## Aim
Identify each line below containing the string "page" and copy it.

## Data supplied

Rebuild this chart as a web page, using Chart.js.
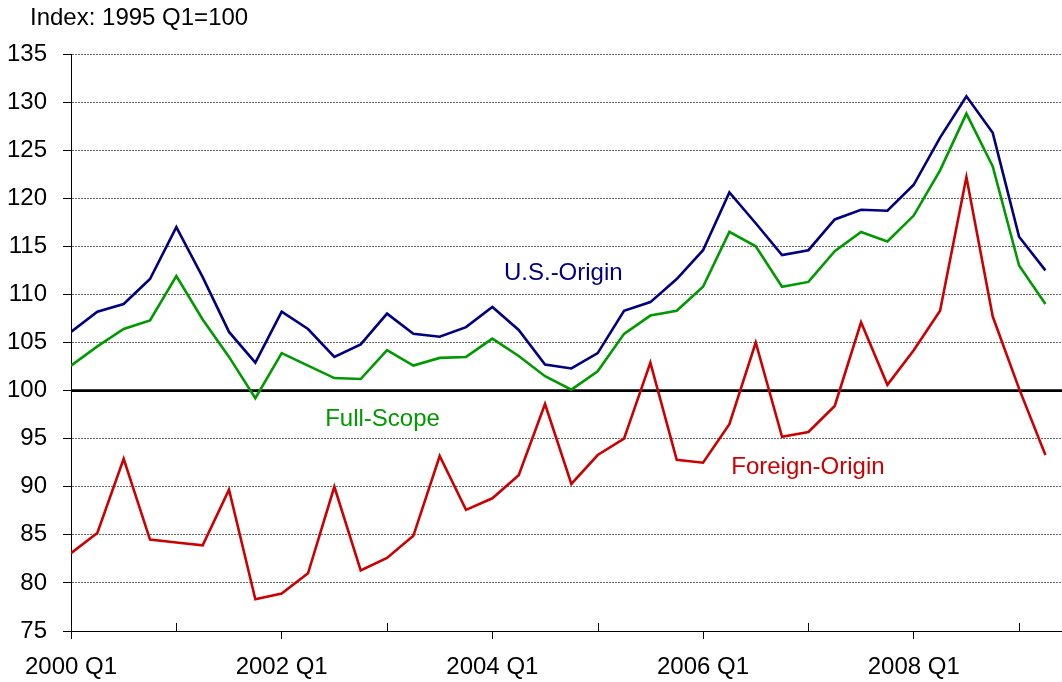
<!DOCTYPE html>
<html>
<head>
<meta charset="utf-8">
<script src="https://cdn.jsdelivr.net/npm/chart.js@4/dist/chart.umd.min.js"></script>
<style>
   html, body { margin: 0; padding: 0; background: #fff; }
   #wrap { width: 1062px; height: 682px; position: relative; }
</style>
</head>
<body>
<div id="wrap"><canvas id="chart-index"></canvas></div>
<script>
// quarters 2000 Q1 .. 2009 Q2
var quarters = [
   "2000 Q1", "2000 Q2", "2000 Q3", "2000 Q4",
   "2001 Q1", "2001 Q2", "2001 Q3", "2001 Q4",
   "2002 Q1", "2002 Q2", "2002 Q3", "2002 Q4",
   "2003 Q1", "2003 Q2", "2003 Q3", "2003 Q4",
   "2004 Q1", "2004 Q2", "2004 Q3", "2004 Q4",
   "2005 Q1", "2005 Q2", "2005 Q3", "2005 Q4",
   "2006 Q1", "2006 Q2", "2006 Q3", "2006 Q4",
   "2007 Q1", "2007 Q2", "2007 Q3", "2007 Q4",
   "2008 Q1", "2008 Q2", "2008 Q3", "2008 Q4",
   "2009 Q1", "2009 Q2"
];

var usOrigin = [
   106.1, 108.2, 109.0, 111.6, 117.0, 111.8, 106.1, 102.9,
   108.2, 106.4, 103.5, 104.8, 108.0, 105.9, 105.6, 106.6,
   108.7, 106.3, 102.7, 102.3, 103.9, 108.3, 109.2, 111.6,
   114.6, 120.6, 117.4, 114.1, 114.6, 117.8, 118.8, 118.7,
   121.4, 126.3, 130.6, 126.8, 116.0, 112.5
];

var fullScope = [
   102.6, 104.6, 106.4, 107.3, 111.9, 107.4, 103.5, 99.2,
   103.9, 102.6, 101.3, 101.2, 104.2, 102.6, 103.4, 103.5,
   105.4, 103.6, 101.5, 100.1, 102.0, 105.9, 107.8, 108.3,
   110.8, 116.5, 115.0, 110.8, 111.3, 114.5, 116.5, 115.5,
   118.2, 122.9, 128.8, 123.3, 113.0, 109.0
];

var foreignOrigin = [
   83.1, 85.2, 92.9, 84.5, 84.2, 83.9, 89.7, 78.3,
   78.9, 81.0, 90.0, 81.3, 82.6, 84.9, 93.2, 87.6,
   88.8, 91.2, 98.6, 90.3, 93.3, 95.0, 102.9, 92.8,
   92.5, 96.5, 105.0, 95.2, 95.7, 98.4, 107.1, 100.6,
   104.2, 108.3, 122.2, 107.7, 100.2, 93.3
];

var yTicks = [75, 80, 85, 90, 95, 100, 105, 110, 115, 120, 125, 130, 135];
var baseLine = 100;
var unitsLabel = "Index: 1995 Q1=100";

var FONT = "Arial, 'Liberation Sans', sans-serif";

function toPoints(values) {
   return values.map(function (v, i) {
      return { x: i, y: v };
   });
}

// series names written inside the plot, placed in data units
var seriesNotes = [
   { text: "U.S.-Origin", x: 16.44, y: 111.5, color: "#000080" },
   { text: "Full-Scope", x: 9.65, y: 96.3, color: "#009900" },
   { text: "Foreign-Origin", x: 25.07, y: 91.3, color: "#CC0000" },
];

var extras = {
   id: "extras",
   beforeDatasetsDraw: function (chart) {
      var ctx = chart.ctx;
      var xs = chart.scales.x;
      var ys = chart.scales.y;
      var area = chart.chartArea;

      // 100 reference line
      var y100 = ys.getPixelForValue(baseLine);
      ctx.save();
      ctx.strokeStyle = "#000";
      ctx.lineWidth = 2.7;
      ctx.beginPath();
      ctx.moveTo(area.left, y100);
      ctx.lineTo(area.right, y100);
      ctx.stroke();

      // minor year ticks point upward
      ctx.lineWidth = 1;
      ctx.beginPath();
      for (var i = 4; i < quarters.length; i += 8) {
         var px = Math.round(xs.getPixelForValue(i)) + 0.5;
         ctx.moveTo(px, area.bottom);
         ctx.lineTo(px, area.bottom - 8);
      }
      ctx.stroke();
      ctx.restore();
   },
   afterDraw: function (chart) {
      var ctx = chart.ctx;
      var xs = chart.scales.x;
      var ys = chart.scales.y;
      ctx.save();
      ctx.font = "24px " + FONT;
      ctx.textAlign = "left";
      ctx.textBaseline = "alphabetic";
      ctx.fillStyle = "#000";
      ctx.fillText(unitsLabel, 30, 25);
      seriesNotes.forEach(function (n) {
         ctx.fillStyle = n.color;
         ctx.fillText(n.text, xs.getPixelForValue(n.x), ys.getPixelForValue(n.y));
      });
      ctx.restore();
   },
};

function lineSet(label, values, color) {
   return {
      label: label,
      data: toPoints(values),
      borderColor: color,
      backgroundColor: color,
      borderWidth: 2.6,
      pointRadius: 0,
      tension: 0,
      fill: false,
   };
}

var ctxIndex = document.getElementById("chart-index").getContext("2d");

window.grafica = new Chart(ctxIndex, {
   type: "line",
   plugins: [extras],
   data: {
      datasets: [
         lineSet("U.S.-Origin", usOrigin, "#000080"),
         lineSet("Full-Scope", fullScope, "#009900"),
         lineSet("Foreign-Origin", foreignOrigin, "#CC0000"),
      ],
   },
   options: {
      responsive: true,
      maintainAspectRatio: false,
      animation: false,
      layout: {
         padding: { top: 54, left: 0, right: 0, bottom: 0 },
      },
      plugins: {
         legend: { display: false },
         tooltip: { enabled: false },
      },
      scales: {
         x: {
            type: "linear",
            min: 0,
            max: 37.63,
            afterFit: function (scale) {
               scale.height = 51;
            },
            border: { display: true, color: "#000", width: 1 },
            grid: {
               display: true,
               drawOnChartArea: false,
               drawTicks: true,
               tickLength: 8,
               tickColor: function (c) {
                  return c.tick && c.tick.value % 8 === 0 ? "#000" : "rgba(0,0,0,0)";
               },
            },
            ticks: {
               stepSize: 4,
               includeBounds: false,
               autoSkip: false,
               maxRotation: 0,
               padding: 14,
               color: "#000",
               font: { size: 24, family: FONT },
               callback: function (value) {
                  return value % 8 === 0 ? quarters[value] : "";
               },
            },
         },
         y: {
            min: 75,
            max: 135,
            afterFit: function (scale) {
               scale.width = 71;
            },
            afterBuildTicks: function (scale) {
               scale.ticks = yTicks.map(function (v) {
                  return { value: v };
               });
            },
            border: { display: true, color: "#000", width: 1, dash: [2, 1] },
            grid: {
               display: true,
               drawOnChartArea: true,
               drawTicks: true,
               tickLength: 8,
               color: "#6a6a6a",
               lineWidth: 1,
               tickColor: "#000",
               tickBorderDash: [],
            },
            ticks: {
               padding: 16,
               color: "#000",
               font: { size: 24, family: FONT },
            },
         },
      },
   },
});
</script>
</body>
</html>
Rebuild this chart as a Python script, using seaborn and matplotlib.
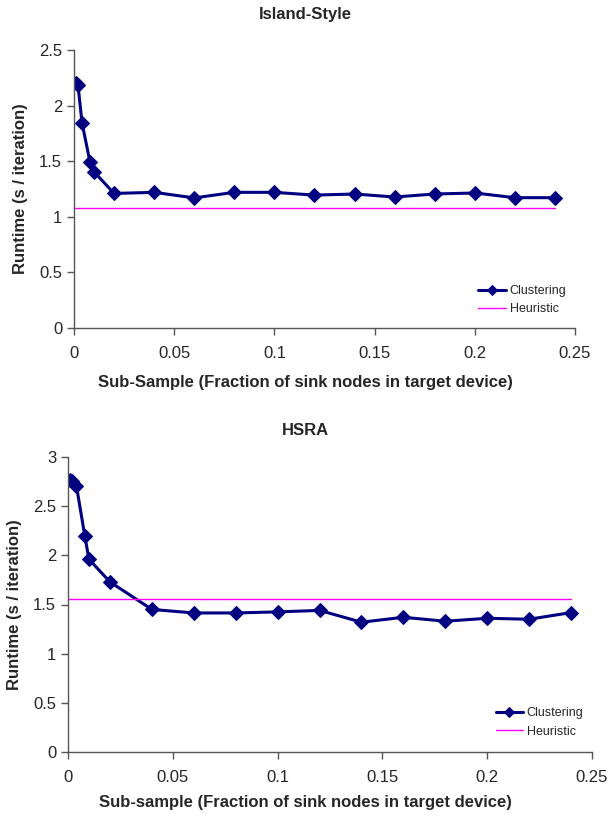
import numpy as np
import pandas as pd
import matplotlib
matplotlib.use("Agg")
import matplotlib.pyplot as plt
import seaborn as sns

sns.set_style("ticks")
plt.rcParams["font.family"] = ["Liberation Sans", "DejaVu Sans"]

# Island-Style data
island_x = [0.001, 0.002, 0.004, 0.008, 0.01, 0.02, 0.04, 0.06, 0.08, 0.10,
            0.12, 0.14, 0.16, 0.18, 0.20, 0.22, 0.24]
island_y = [2.20, 2.185, 1.845, 1.49, 1.405, 1.21, 1.22, 1.17, 1.22, 1.22,
            1.195, 1.205, 1.178, 1.205, 1.214, 1.172, 1.172]
island_heur = 1.082

# HSRA data
hsra_x = [0.001, 0.002, 0.004, 0.008, 0.01, 0.02, 0.04, 0.06, 0.08, 0.10,
          0.12, 0.14, 0.16, 0.18, 0.20, 0.22, 0.24]
hsra_y = [2.77, 2.76, 2.71, 2.20, 1.96, 1.73, 1.45, 1.414, 1.414, 1.425,
          1.44, 1.32, 1.37, 1.33, 1.36, 1.35, 1.418]
hsra_heur = 1.56

heur_x = [0.0, 0.24]

navy = "#000080"
magenta = "#FF00FF"

fig = plt.figure(figsize=(6.11, 8.18), dpi=100)
W, H = 611, 818

def add_ax(left, right, top, bottom):
    return fig.add_axes([left / W, 1 - bottom / H, (right - left) / W, (bottom - top) / H])

ax1 = add_ax(74, 575, 50, 328)
ax2 = add_ax(68, 592, 457, 752)

panels = [
    (ax1, island_x, island_y, island_heur, 2.5, 0.5,
     "Island-Style", "Sub-Sample (Fraction of sink nodes in target device)", 14, 383, (0.895, 0.10)),
    (ax2, hsra_x, hsra_y, hsra_heur, 3.0, 0.5,
     "HSRA", "Sub-sample (Fraction of sink nodes in target device)", 431, 803, (0.90, 0.10)),
]

for ax, xs, ys, heur, ymax, ystep, title, xlabel, ty, xy, lpos in panels:
    df = pd.DataFrame({"x": xs, "y": ys})
    sns.lineplot(data=df, x="x", y="y", ax=ax, color=navy, linewidth=2.2,
                 marker="D", markersize=7, markeredgecolor=navy, label="Clustering")
    hdf = pd.DataFrame({"x": heur_x, "y": [heur, heur]})
    sns.lineplot(data=hdf, x="x", y="y", ax=ax, color=magenta, linewidth=1.0,
                 label="Heuristic")
    ax.set_xlim(0, 0.25)
    ax.set_ylim(0, ymax)
    ax.set_xticks(np.arange(0, 0.2501, 0.05))
    ax.set_xticklabels(["0", "0.05", "0.1", "0.15", "0.2", "0.25"])
    ax.set_yticks(np.arange(0, ymax + 0.001, ystep))
    ax.set_yticklabels([f"{v:g}" for v in np.arange(0, ymax + 0.001, ystep)])
    ax.tick_params(axis="both", labelsize=12, length=5, width=1, color="#555555",
                   direction="out")
    ax.tick_params(axis="x", pad=8)
    for s in ["top", "right"]:
        ax.spines[s].set_visible(False)
    for s in ["left", "bottom"]:
        ax.spines[s].set_color("#555555")
        ax.spines[s].set_linewidth(1)
    ax.set_xlabel("")
    ax.set_ylabel("Runtime (s / iteration)", fontsize=12, fontweight="bold", labelpad=8)
    leg = ax.legend(loc="center", bbox_to_anchor=lpos, frameon=False, fontsize=9,
                    handlelength=2.2, labelspacing=0.5, handletextpad=0.3)
    # smaller diamond in legend, like the original
    leg.legend_handles[0].set_markersize(5)
    fig.text(0.5, 1 - ty / H, title, ha="center", va="center", fontsize=12, fontweight="bold")
    fig.text(0.5, 1 - xy / H, xlabel, ha="center", va="center", fontsize=12, fontweight="bold")

fig.savefig("out.png", dpi=100)
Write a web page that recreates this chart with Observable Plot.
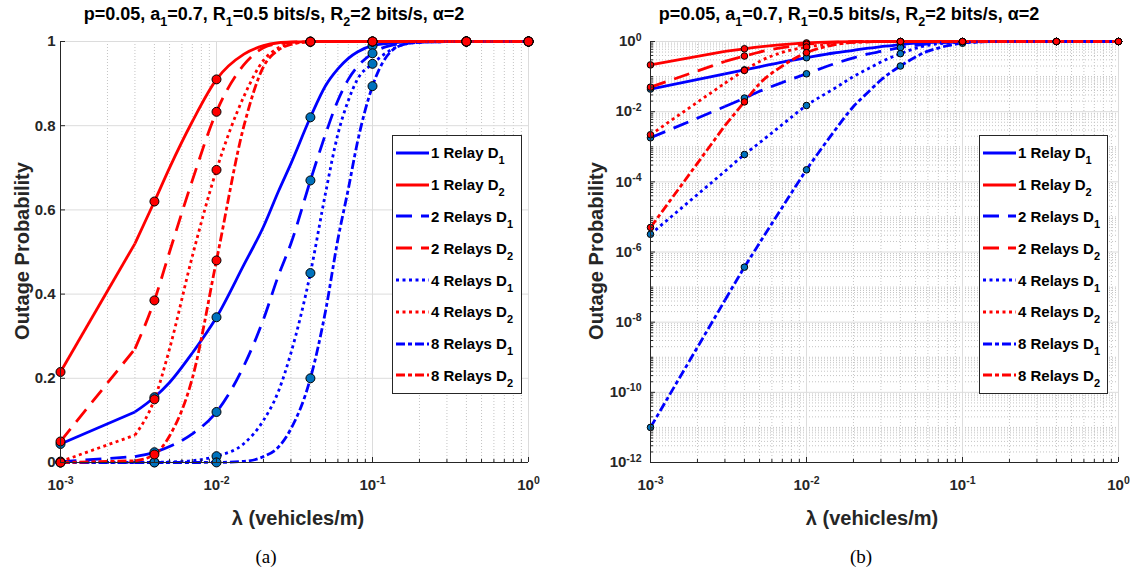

## Worked solution
Rebuild this chart as a web page, using Chart.js.
Write a web page that recreates this chart with Observable Plot.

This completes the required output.